GIVEN INFORMATION →
━━━━━━

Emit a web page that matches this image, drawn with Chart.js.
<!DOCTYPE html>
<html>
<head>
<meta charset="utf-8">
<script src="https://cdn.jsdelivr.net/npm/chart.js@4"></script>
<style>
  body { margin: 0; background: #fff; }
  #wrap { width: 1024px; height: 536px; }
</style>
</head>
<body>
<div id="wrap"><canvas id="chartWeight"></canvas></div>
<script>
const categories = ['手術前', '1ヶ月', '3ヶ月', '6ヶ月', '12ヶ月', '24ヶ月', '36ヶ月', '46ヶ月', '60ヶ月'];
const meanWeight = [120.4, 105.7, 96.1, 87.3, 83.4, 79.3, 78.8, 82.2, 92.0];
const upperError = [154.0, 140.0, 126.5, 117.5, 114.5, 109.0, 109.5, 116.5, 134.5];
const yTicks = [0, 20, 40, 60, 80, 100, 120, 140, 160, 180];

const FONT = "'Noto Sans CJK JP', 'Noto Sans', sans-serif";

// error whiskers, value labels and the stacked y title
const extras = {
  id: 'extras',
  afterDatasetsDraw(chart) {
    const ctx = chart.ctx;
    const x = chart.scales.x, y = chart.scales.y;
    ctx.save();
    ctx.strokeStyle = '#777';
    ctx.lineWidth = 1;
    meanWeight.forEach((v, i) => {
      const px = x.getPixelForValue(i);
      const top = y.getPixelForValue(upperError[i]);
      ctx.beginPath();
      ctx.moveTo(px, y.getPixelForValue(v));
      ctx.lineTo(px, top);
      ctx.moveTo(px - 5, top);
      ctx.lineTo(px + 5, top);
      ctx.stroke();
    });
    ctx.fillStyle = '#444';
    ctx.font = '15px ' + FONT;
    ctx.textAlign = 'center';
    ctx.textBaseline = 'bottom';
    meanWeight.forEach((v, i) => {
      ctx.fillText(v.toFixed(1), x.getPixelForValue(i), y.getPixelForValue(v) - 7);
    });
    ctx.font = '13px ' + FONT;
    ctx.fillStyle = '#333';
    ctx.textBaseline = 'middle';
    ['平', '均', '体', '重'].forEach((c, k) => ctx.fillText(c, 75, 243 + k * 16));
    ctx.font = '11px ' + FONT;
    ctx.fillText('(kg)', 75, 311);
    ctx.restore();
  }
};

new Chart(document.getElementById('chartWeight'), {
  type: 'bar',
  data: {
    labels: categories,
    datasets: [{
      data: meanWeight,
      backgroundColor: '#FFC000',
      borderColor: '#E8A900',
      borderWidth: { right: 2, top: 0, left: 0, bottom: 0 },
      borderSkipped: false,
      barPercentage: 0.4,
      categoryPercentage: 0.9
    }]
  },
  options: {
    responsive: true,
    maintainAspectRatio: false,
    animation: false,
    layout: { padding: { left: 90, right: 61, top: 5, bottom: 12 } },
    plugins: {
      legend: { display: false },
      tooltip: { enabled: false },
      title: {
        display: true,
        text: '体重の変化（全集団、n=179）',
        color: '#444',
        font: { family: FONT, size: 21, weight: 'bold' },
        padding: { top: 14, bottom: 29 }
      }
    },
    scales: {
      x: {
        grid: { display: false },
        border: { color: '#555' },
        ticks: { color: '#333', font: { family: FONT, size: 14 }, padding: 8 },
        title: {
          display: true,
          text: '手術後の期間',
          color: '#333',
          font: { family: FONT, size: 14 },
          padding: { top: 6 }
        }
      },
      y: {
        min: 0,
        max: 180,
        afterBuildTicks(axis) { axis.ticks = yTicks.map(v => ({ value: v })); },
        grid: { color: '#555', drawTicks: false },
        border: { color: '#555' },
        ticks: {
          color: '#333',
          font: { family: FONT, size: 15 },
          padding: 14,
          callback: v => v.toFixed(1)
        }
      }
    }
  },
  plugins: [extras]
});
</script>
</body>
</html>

━━━━━━

REQUIRED TASK → Please write out exactly the lines from the start of the data through the line that contains "CJK JP', 'Noto", both ends included, and nothing else.

SOLUTION FOR THIS EXERCISE →
Emit a web page that matches this image, drawn with Chart.js.
<!DOCTYPE html>
<html>
<head>
<meta charset="utf-8">
<script src="https://cdn.jsdelivr.net/npm/chart.js@4"></script>
<style>
  body { margin: 0; background: #fff; }
  #wrap { width: 1024px; height: 536px; }
</style>
</head>
<body>
<div id="wrap"><canvas id="chartWeight"></canvas></div>
<script>
const categories = ['手術前', '1ヶ月', '3ヶ月', '6ヶ月', '12ヶ月', '24ヶ月', '36ヶ月', '46ヶ月', '60ヶ月'];
const meanWeight = [120.4, 105.7, 96.1, 87.3, 83.4, 79.3, 78.8, 82.2, 92.0];
const upperError = [154.0, 140.0, 126.5, 117.5, 114.5, 109.0, 109.5, 116.5, 134.5];
const yTicks = [0, 20, 40, 60, 80, 100, 120, 140, 160, 180];

const FONT = "'Noto Sans CJK JP', 'Noto Sans', sans-serif";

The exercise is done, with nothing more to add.